» Available data
_ _ _ _
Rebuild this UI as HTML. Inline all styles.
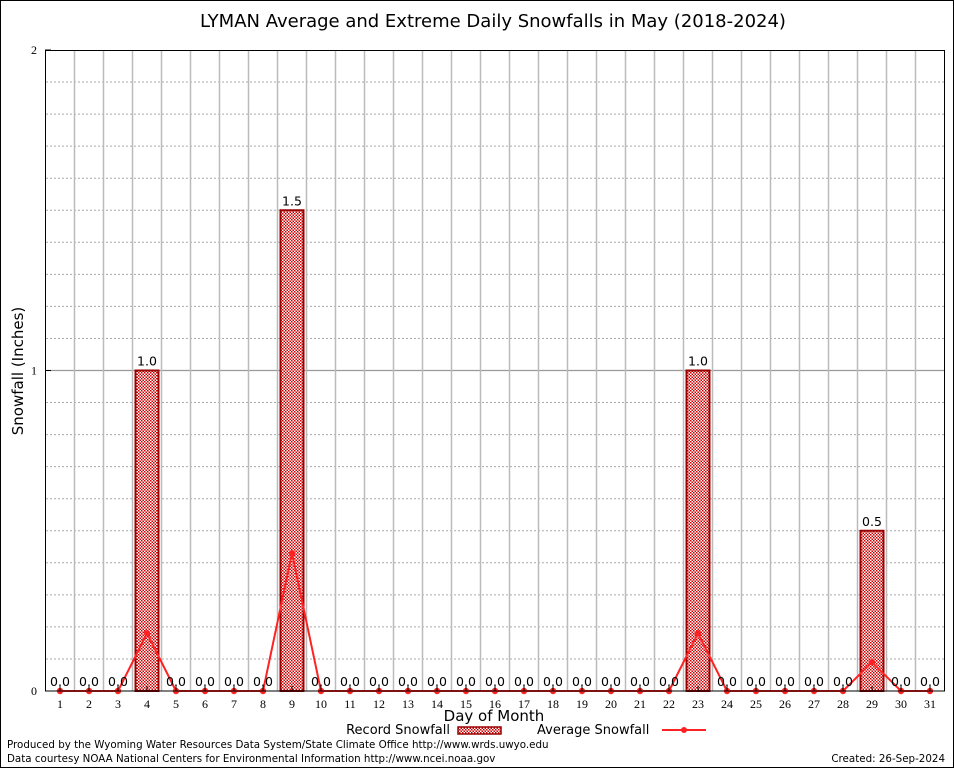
<!DOCTYPE html>
<html><head><meta charset="utf-8"><style>
body{margin:0;background:#fff}
svg{display:block}
text{font-family:"DejaVu Sans",sans-serif}
text.serif{font-family:"Liberation Serif",serif}
</style></head><body>
<svg id="chart" width="954" height="768" xmlns="http://www.w3.org/2000/svg">
<defs>
<pattern id="hatch" width="3" height="3" patternUnits="userSpaceOnUse">
<rect width="3" height="3" fill="#fff"/>
<rect width="1.5" height="1.5" fill="#c00"/>
<rect x="1.5" y="1.5" width="1.5" height="1.5" fill="#c00"/>
</pattern>
</defs>
<rect x="0.5" y="0.5" width="953" height="767" fill="#fff" stroke="#000"/>
<text x="493" y="27" font-size="18" text-anchor="middle">LYMAN Average and Extreme Daily Snowfalls in May (2018-2024)</text>
<g id="grid"></g>
<g id="bars"></g>
<g id="avg"></g>
<g id="labels"></g>
<rect x="45.5" y="50.5" width="899" height="640.5" fill="none" stroke="#000"/>
<text transform="translate(23,371) rotate(-90)" font-size="15" text-anchor="middle">Snowfall (Inches)</text>
<text x="494" y="721" font-size="15" text-anchor="middle">Day of Month</text>
<text x="450" y="734" font-size="13" text-anchor="end">Record Snowfall</text>
<rect x="458" y="727" width="43" height="7" fill="url(#hatch)" stroke="#900" stroke-width="1.5"/>
<text x="537" y="734" font-size="13">Average Snowfall</text>
<line x1="662" y1="730" x2="706" y2="730" stroke="#f22" stroke-width="2"/>
<circle cx="684" cy="730" r="3" fill="#f22"/>
<text x="7" y="748" font-size="10.3">Produced by the Wyoming Water Resources Data System/State Climate Office http://www.wrds.uwyo.edu</text>
<text x="7" y="762" font-size="10.3">Data courtesy NOAA National Centers for Environmental Information http://www.ncei.noaa.gov</text>
<text x="945" y="762" font-size="10.3" text-anchor="end">Created:  26-Sep-2024</text>
</svg>
<script>
const days=[1,2,3,4,5,6,7,8,9,10,11,12,13,14,15,16,17,18,19,20,21,22,23,24,25,26,27,28,29,30,31];
const recordSnow=[0,0,0,1.0,0,0,0,0,1.5,0,0,0,0,0,0,0,0,0,0,0,0,0,1.0,0,0,0,0,0,0.5,0,0];
const avgSnow=[0,0,0,0.18,0,0,0,0,0.43,0,0,0,0,0,0,0,0,0,0,0,0,0,0.18,0,0,0,0,0,0.09,0,0];
const yTicks=[0,1,2];
const NS="http://www.w3.org/2000/svg";
const x=d=>60+(d-1)*29;
const y=v=>691-v*320.5;
function mk(tag,attrs,parent,txt){const e=document.createElementNS(NS,tag);for(const k in attrs)e.setAttribute(k,attrs[k]);if(txt!==undefined)e.textContent=txt;document.getElementById(parent).appendChild(e);return e;}
for(let i=1;i<20;i++){const v=i/10;
 const l=mk('line',{x1:46,x2:944,y1:y(v),y2:y(v),stroke:i%10==0?'#999':'#aaa','stroke-dasharray':i%10==0?'':'2,2','stroke-width':i%10==0?1.2:1},'grid');
 
 }
for(let i=0;i<days.length-1;i++){const gx=x(days[i])+14.5;
 const l=mk('line',{x1:gx,x2:gx,y1:51,y2:691,stroke:'#bbb','stroke-width':1.5},'grid');
 
 }
yTicks.forEach(t=>{const e=mk('text',{x:37,y:y(t)+4,'font-size':12,'text-anchor':'end',class:'serif'},'labels',String(t));
 
 
 const tk=mk('line',{x1:45,x2:51,y1:y(t),y2:y(t),stroke:'#000'},'labels');
 
 });
days.forEach((d,i)=>{
 const t=mk('text',{x:x(d),y:708,'font-size':12,'text-anchor':'middle',class:'serif'},'labels',String(d));
 
 
 const tk=mk('line',{x1:x(d),x2:x(d),y1:686,y2:691,stroke:'#000'},'labels');
 
 
 const v=recordSnow[i];
 if(v>0){const b=mk('rect',{x:x(d)-11.5,y:y(v),width:23,height:691-y(v),fill:'url(#hatch)',stroke:'#900','stroke-width':2},'bars');
  
  }
 const vl=mk('text',{x:x(d),y:y(v)-5,'font-size':12.5,'text-anchor':'middle'},'labels',v.toFixed(1));
 
 
});
const pts=days.map((d,i)=>x(d)+','+y(avgSnow[i])).join(' ');
const pl=mk('polyline',{points:pts,fill:'none',stroke:'#f22','stroke-width':2},'avg');


days.forEach((d,i)=>{const c=mk('circle',{cx:x(d),cy:y(avgSnow[i]),r:3.2,fill:'#f22'},'avg');
 
 });
</script>
</body></html>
_ _ _ _
» Work to complete
Give the material again exactly as it is, but keep the pictures out.

» Output
Rebuild this UI as HTML. Inline all styles.
<!DOCTYPE html>
<html><head><meta charset="utf-8"><style>
body{margin:0;background:#fff}
svg{display:block}
text{font-family:"DejaVu Sans",sans-serif}
text.serif{font-family:"Liberation Serif",serif}
</style></head><body>
<svg id="chart" width="954" height="768" xmlns="http://www.w3.org/2000/svg">
<defs>
<pattern id="hatch" width="3" height="3" patternUnits="userSpaceOnUse">
<rect width="3" height="3" fill="#fff"/>
<rect width="1.5" height="1.5" fill="#c00"/>
<rect x="1.5" y="1.5" width="1.5" height="1.5" fill="#c00"/>
</pattern>
</defs>
<rect x="0.5" y="0.5" width="953" height="767" fill="#fff" stroke="#000"/>
<text x="493" y="27" font-size="18" text-anchor="middle">LYMAN Average and Extreme Daily Snowfalls in May (2018-2024)</text>
<g id="grid"></g>
<g id="bars"></g>
<g id="avg"></g>
<g id="labels"></g>
<rect x="45.5" y="50.5" width="899" height="640.5" fill="none" stroke="#000"/>
<text transform="translate(23,371) rotate(-90)" font-size="15" text-anchor="middle">Snowfall (Inches)</text>
<text x="494" y="721" font-size="15" text-anchor="middle">Day of Month</text>
<text x="450" y="734" font-size="13" text-anchor="end">Record Snowfall</text>
<rect x="458" y="727" width="43" height="7" fill="url(#hatch)" stroke="#900" stroke-width="1.5"/>
<text x="537" y="734" font-size="13">Average Snowfall</text>
<line x1="662" y1="730" x2="706" y2="730" stroke="#f22" stroke-width="2"/>
<circle cx="684" cy="730" r="3" fill="#f22"/>
<text x="7" y="748" font-size="10.3">Produced by the Wyoming Water Resources Data System/State Climate Office http://www.wrds.uwyo.edu</text>
<text x="7" y="762" font-size="10.3">Data courtesy NOAA National Centers for Environmental Information http://www.ncei.noaa.gov</text>
<text x="945" y="762" font-size="10.3" text-anchor="end">Created:  26-Sep-2024</text>
</svg>
<script>
const days=[1,2,3,4,5,6,7,8,9,10,11,12,13,14,15,16,17,18,19,20,21,22,23,24,25,26,27,28,29,30,31];
const recordSnow=[0,0,0,1.0,0,0,0,0,1.5,0,0,0,0,0,0,0,0,0,0,0,0,0,1.0,0,0,0,0,0,0.5,0,0];
const avgSnow=[0,0,0,0.18,0,0,0,0,0.43,0,0,0,0,0,0,0,0,0,0,0,0,0,0.18,0,0,0,0,0,0.09,0,0];
const yTicks=[0,1,2];
const NS="http://www.w3.org/2000/svg";
const x=d=>60+(d-1)*29;
const y=v=>691-v*320.5;
function mk(tag,attrs,parent,txt){const e=document.createElementNS(NS,tag);for(const k in attrs)e.setAttribute(k,attrs[k]);if(txt!==undefined)e.textContent=txt;document.getElementById(parent).appendChild(e);return e;}
for(let i=1;i<20;i++){const v=i/10;
 const l=mk('line',{x1:46,x2:944,y1:y(v),y2:y(v),stroke:i%10==0?'#999':'#aaa','stroke-dasharray':i%10==0?'':'2,2','stroke-width':i%10==0?1.2:1},'grid');
 
 }
for(let i=0;i<days.length-1;i++){const gx=x(days[i])+14.5;
 const l=mk('line',{x1:gx,x2:gx,y1:51,y2:691,stroke:'#bbb','stroke-width':1.5},'grid');
 
 }
yTicks.forEach(t=>{const e=mk('text',{x:37,y:y(t)+4,'font-size':12,'text-anchor':'end',class:'serif'},'labels',String(t));
 
 
 const tk=mk('line',{x1:45,x2:51,y1:y(t),y2:y(t),stroke:'#000'},'labels');
 
 });
days.forEach((d,i)=>{
 const t=mk('text',{x:x(d),y:708,'font-size':12,'text-anchor':'middle',class:'serif'},'labels',String(d));
 
 
 const tk=mk('line',{x1:x(d),x2:x(d),y1:686,y2:691,stroke:'#000'},'labels');
 
 
 const v=recordSnow[i];
 if(v>0){const b=mk('rect',{x:x(d)-11.5,y:y(v),width:23,height:691-y(v),fill:'url(#hatch)',stroke:'#900','stroke-width':2},'bars');
  
  }
 const vl=mk('text',{x:x(d),y:y(v)-5,'font-size':12.5,'text-anchor':'middle'},'labels',v.toFixed(1));
 
 
});
const pts=days.map((d,i)=>x(d)+','+y(avgSnow[i])).join(' ');
const pl=mk('polyline',{points:pts,fill:'none',stroke:'#f22','stroke-width':2},'avg');


days.forEach((d,i)=>{const c=mk('circle',{cx:x(d),cy:y(avgSnow[i]),r:3.2,fill:'#f22'},'avg');
 
 });
</script>
</body></html>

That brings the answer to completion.